Sample Retrieval and Transfer

Objective: Demonstrating new technologies for handling samples while increasing expertise

Date: November 11 to 18, 2016

During this phase of the mission, the CSA will be testing and demonstrating new technologies. For instance, they will use the MESR and its manipulator arm and grapple system to capture the sample tubes collected in the initial phase of the mission. They will then store them in containers on the rover. The MESR will later return the samples to a mock-up rocket, or Mars Ascent Vehicle (MAV), for delivery. This phase of the mission ends when the samples are placed on the MAV. In a real Mars mission, the rocket would then send these samples into orbit to be captured by another spacecraft for their safe return to Earth.  

MESR uses its manipulator arm and grapple system to capture sample tubes collected. They are then stored in containers on the rover and later transferred from MESR to a mock-up rocket. (Credit: Canadian Space Agency)

Participating in these types of tests continues to build on existing partnerships with international space agencies, and positions Canada to be a key partner in potential future planetary exploration missions.

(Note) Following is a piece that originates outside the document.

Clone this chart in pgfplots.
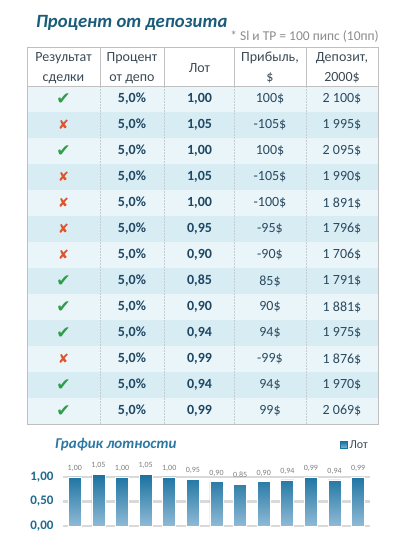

Scientific Validation of Samples

Objective: Validating that the "best" samples were collected

Date: November 11 to 18, 2016

While the MESR will be doing the sample retrieval and transfer phase, a team of field experts (including members of the science team and collaborators from NASA's Jet Propulsion Laboratory (JPL), University of Nevada at Las Vegas, the UK Space Agency (UKSA), Canadian scientists, and the CSA) will be on site in Utah. They will be collecting samples that they believe have the best chances of containing signs of life. The idea is to compare their samples to the ones collected from the rover. While they do this analysis over the coming year, they will be able to see how effective their rover sample selection strategy was, which will allow them to eventually refine future Mars sample return mission concepts.

Collaborators

  • The Science Team (London, Ontario)
    • 32 undergraduate students, graduate students and post-doctoral fellows: Western University, University of Winnipeg, York University, McGill University, the University of British Columbia.
    • 12 researchers/professors: Western University, McGill University, University of Winnipeg, Canadensys, NASA/JPL, Stony Brook University, and the Open University (UK).
    • Led by Dr. Gordon (Oz) Osinski from Western University.
    • Role: Interpret data, plan daily operations for the simulation.
  • The Field Team (Utah, United States)
    • CSA employees, academics, and industry members specialized in robotics, telecommunications, field geology and science instrument operations.
    • Role: Establish and maintain communication links with the two other teams, troubleshoot, and ensure safe operations of the rover.
  • The Rover Operations Team (Saint-Hubert, Quebec)
    • CSA and industry members specialized in robotics engineering
    • Role: Validate the science plan developed by the Science Team, prepare command sequences, execute commands and monitor the systems.
  • NASA Headquarters / JPL
    • Role: Provide expertise from Mars mission operations, participate in scientific investigations and operations, and exchange with the CSA on the sample return technology developed and challenges encountered in preparing for a future mission.
  • UKSA
    • Role: Perform parallel and joint scientific investigations with the international team, while testing and validating instruments for the ExoMars rover mission.
  • DLR (German Aerospace Center)
    • Role: Test parallel rover sample collection and return techniques.

Past Missions and Funding

Since 2013, the CSA and Western University have collaborated on multiple analogue missions, funded by a Collaborative Research and Training Experience (CREATE) grant from the Natural Sciences and Engineering Research Council of Canada (NSERC). The initiative has been led by Western University. This sample return analogue mission marks the final year of the collaboration.

Both Western and McGill universities have received grants to support the science operations involved in this analogue mission as part of the CSA Space Exploration Science Definition Studies announcement of opportunity.